Alex Haley

Alex Haley never suffered from writer’s block. Indeed, he would often write two books at a time, switching between them as his inspiration, or frenetic energy dictated. It was isolation he sought as he boarded cargo ships years after his retirement from the Coast Guard in 1959 as the first Chief Petty Officer Journalist- a rating created in recognition of his literary skill. The Coast Guard now awards the Chief Journalist Alex Haley Award annually. Though Haley did not enter the Coast Guard as a journalist.

Haley began following in his father’s (a professor of Agriculture at Alabama A&M) footsteps, enrolling in Alcorn State University at age 15. But a year later he transferred to Elizabeth City State and at 17 he withdrew from college. At 18 Haley enlisted in the Coast Guard and served 20 years, developing his writing career between cooking leftovers. A career that began with drafting love letters for his fellow guardsmen, whom he referred to as his clients. Portentous of his later work with Malcolm X, Haley would take notes while talking with his “clients” and the next day draw inspiration from the sea as he wrote what he described as “successful” letters for the guardsmen.

When he wasn’t writing, Haley was reading. He luxuriated in the writing of the great men of his time. James Baldwin “could take a comma and make it crack like a black snake whip,” he said during his 1991 University of Washington’s Upon Reflections Interview, “Digging up the Root of ‘Roots.'” He went on to talk about Hemingway; “you felt the fish bite.” Haley would come face to face with one of these great men.

Upon leaving the Coast Guard, Haley was determined to become a writer. He wrote letters to the writers whom he was most influenced by, asking them for help, advice, some direction to set him down the right path. James Baldwin lived 8 blocks from Haley at the time, and he walked down to Haley’s modest home, which became more so to Haley as he sat across from this great man. Baldwin settled in and spoke with Haley as if they were old friends, which, years later they would indeed become. Up to his death, Haley was diligent in replying to young writers’ requests for advice, passing along the invaluable favor he once hungrily received from Baldwin.

Haley is best known for “Roots: The Saga of an American Family.” His novel about his family’s history which became a ground-breaking mini-series with 130 million viewers, in 1977. “You don’t try to top it,” he said, “you become a spectator” after you send off the manuscript. He was sincerely humbled by his own work- by the value his fellow citizens found in it. Of course, that doesn’t preclude him from his own opinion; “The Autobiography of Malcolm X, ” he said, “was much better written, from a professional point of view.” Haley wrote X’s Autobiography from notes from 50 interviews, a couple to several hours a piece.

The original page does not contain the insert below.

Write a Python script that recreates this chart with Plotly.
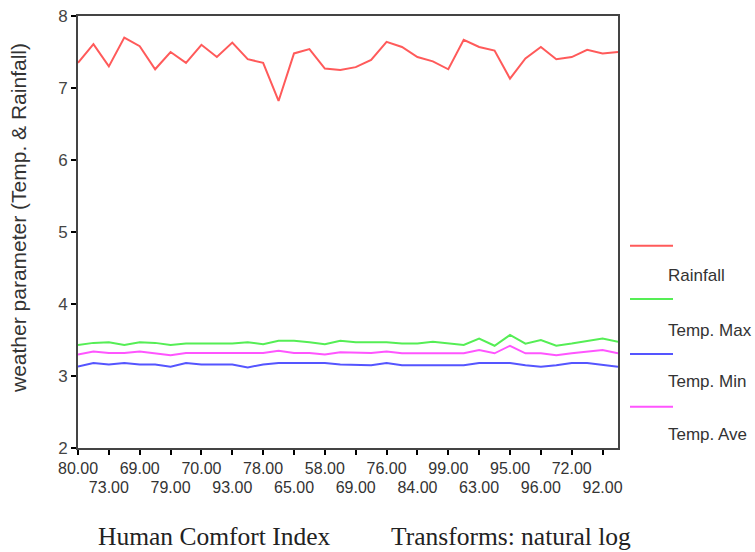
import plotly.graph_objects as go

# ---- data ----
rainfall = [7.35, 7.61, 7.30, 7.70, 7.58, 7.26, 7.50, 7.35, 7.60, 7.43, 7.63, 7.40,
            7.35, 6.82, 7.48, 7.54, 7.27, 7.25, 7.29, 7.39, 7.64, 7.57, 7.43, 7.37,
            7.26, 7.67, 7.57, 7.52, 7.13, 7.41, 7.57, 7.40, 7.43, 7.53, 7.48, 7.50]
temp_max = [3.43, 3.46, 3.47, 3.43, 3.47, 3.46, 3.43, 3.45, 3.45, 3.45, 3.45, 3.47,
            3.44, 3.49, 3.49, 3.47, 3.44, 3.49, 3.47, 3.47, 3.47, 3.45, 3.45, 3.475,
            3.45, 3.43, 3.52, 3.42, 3.57, 3.45, 3.50, 3.42, 3.45, 3.49, 3.52, 3.475]
temp_min = [3.13, 3.18, 3.16, 3.18, 3.16, 3.16, 3.13, 3.18, 3.16, 3.16, 3.16, 3.12,
            3.16, 3.18, 3.18, 3.18, 3.18, 3.16, 3.15, 3.15, 3.18, 3.15, 3.15, 3.15,
            3.15, 3.15, 3.18, 3.18, 3.18, 3.15, 3.13, 3.15, 3.18, 3.18, 3.15, 3.13]
temp_ave = [3.30, 3.34, 3.32, 3.32, 3.34, 3.32, 3.29, 3.32, 3.32, 3.32, 3.32, 3.32,
            3.32, 3.35, 3.32, 3.32, 3.30, 3.33, 3.32, 3.32, 3.34, 3.315, 3.315, 3.315,
            3.315, 3.315, 3.36, 3.315, 3.42, 3.315, 3.315, 3.29, 3.315, 3.34, 3.36, 3.315]

# tick labels shown every other case (alternating two rows)
row1_labels = ["80.00", "69.00", "70.00", "78.00", "58.00", "76.00", "99.00", "95.00", "72.00"]
row2_labels = ["73.00", "79.00", "93.00", "65.00", "69.00", "84.00", "63.00", "96.00", "92.00"]

series_names = ["Rainfall", "Temp. Max", "Temp. Min", "Temp. Ave"]
series_colors = ["#ff5a5a", "#55ee55", "#5555ff", "#ff55ff"]
series_values = [rainfall, temp_max, temp_min, temp_ave]

x = list(range(len(rainfall)))
row1_pos = [i * 4 for i in range(len(row1_labels))]
row2_pos = [i * 4 + 2 for i in range(len(row2_labels))]
all_pos = sorted(row1_pos + row2_pos)

fig = go.Figure()
for name, col, vals in zip(series_names, series_colors, series_values):
    fig.add_trace(go.Scatter(x=x, y=vals, mode="lines", name=name,
                             line=dict(color=col, width=2), showlegend=False))

# invisible trace on overlay axis for second row of labels
fig.add_trace(go.Scatter(x=[0, 35], y=[None, None], xaxis="x2", showlegend=False,
                         hoverinfo="skip"))

tickfont = dict(family="Liberation Sans, Arial", size=16, color="#333333")

fig.update_layout(
    width=755, height=552,
    margin=dict(l=78, r=137, t=16, b=104),
    paper_bgcolor="white", plot_bgcolor="white",
    xaxis=dict(range=[0, 35], tickmode="array", automargin=False,
               tickvals=all_pos,
               ticktext=[row1_labels[p // 4] if p % 4 == 0 else "" for p in all_pos],
               ticks="outside", ticklen=5, tickwidth=2, tickcolor="black",
               showline=True, linecolor="#444444", linewidth=2, mirror=True,
               showgrid=False, zeroline=False, tickfont=tickfont),
    xaxis2=dict(range=[0, 35], overlaying="x", side="bottom", anchor="y",
                automargin=False,
                tickmode="array", tickvals=row2_pos, ticktext=row2_labels,
                ticks="", showline=False, showgrid=False, zeroline=False,
                ticklabelstandoff=28, tickfont=tickfont),
    yaxis=dict(range=[2, 8], tickmode="array", tickvals=[2, 3, 4, 5, 6, 7, 8],
               automargin=False,
               ticks="outside", ticklen=5, tickwidth=2, tickcolor="black",
               showline=True, linecolor="#444444", linewidth=2, mirror=True,
               showgrid=False, zeroline=False,
               tickfont=dict(family="Liberation Sans, Arial", size=17, color="#444444")),
)

def px_to_paper_x(px):
    return (px - 78) / 540.0
def px_to_paper_y(py):
    return (448 - py) / 432.0

# y-axis title
fig.add_annotation(xref="paper", yref="paper", x=px_to_paper_x(18), y=px_to_paper_y(218),
                   text="weather parameter (Temp. & Rainfall)", textangle=-90,
                   showarrow=False, xanchor="center", yanchor="middle",
                   font=dict(family="Liberation Sans, Arial", size=21, color="#333333"))

# custom legend: line sample above, label below (positions in page pixels)
leg_line_y = [245.7, 299, 354, 406.7]
leg_text_y = [275, 330, 381.7, 434]
for name, col, ly, ty in zip(series_names, series_colors, leg_line_y, leg_text_y):
    fig.add_shape(type="line", xref="paper", yref="paper",
                  x0=px_to_paper_x(630), x1=px_to_paper_x(673),
                  y0=px_to_paper_y(ly), y1=px_to_paper_y(ly),
                  line=dict(color=col, width=2))
    fig.add_annotation(xref="paper", yref="paper", x=px_to_paper_x(666),
                       y=px_to_paper_y(ty), text=name, showarrow=False,
                       xanchor="left", yanchor="middle",
                       font=dict(family="Liberation Sans, Arial", size=17, color="#333333"))

serif = dict(family="Liberation Serif, Times New Roman", size=25.5, color="#222222")
fig.add_annotation(xref="paper", yref="paper", x=px_to_paper_x(214), y=px_to_paper_y(536),
                   text="Human Comfort Index", showarrow=False,
                   xanchor="center", yanchor="middle", font=serif)
fig.add_annotation(xref="paper", yref="paper", x=px_to_paper_x(511), y=px_to_paper_y(536),
                   text="Transforms: natural log", showarrow=False,
                   xanchor="center", yanchor="middle", font=serif)

fig.write_html("out.html", config={"displayModeBar": False},
               post_script="document.body.style.margin='0';document.body.style.overflow='hidden';")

He also interviewed Dr. Martin Luther King, Jr for Playboy; the longest interview Dr. King granted any publication or media outlet. Haley had previously made history with Playboy, writing the first interview for the publication; on Miles Davis, in 1962. Haley made a career of interviews and compiling histories. His earnest approach to personal histories encouraged those around him to grant him access. He became friends with his hero, James Baldwin, and he also became intimate with both Malcolm X and Dr. King. Haley said of the two men, “They were two dear friends in that time, him, Malcolm X, and Dr. King. …The two were so similar, had you given either the other’s background, they would have become the other.”

It was this earnest interest in telling the stories of our people that propelled Haley toward greatness with “Roots.” “‘Roots’ really was about a family. And that was- it seems to me- the common denominator that made it universal.” When a book could trace a black family that far back, he said, it challenged others to trace theirs. Haley described “Roots” as providing “understanding” of the Black experience, rather than “empathy.” “The timing was absolutely a major part,” he said. By 1976 the country had been exposed to what was happening, to the effects of racism, people were ready conceptually, he explained. “People were subdued, both black and white, by what ‘Roots’ portrayed,” Haley explained, they became more interested in finding common ground. In 1991, he observed that the people had “been deluded- in historical terms.”

17 years after 1991, perhaps, in remembering Alex Haley, we should do our part in undoing our delusion, and seek out our own histories and find our way to understanding each other again.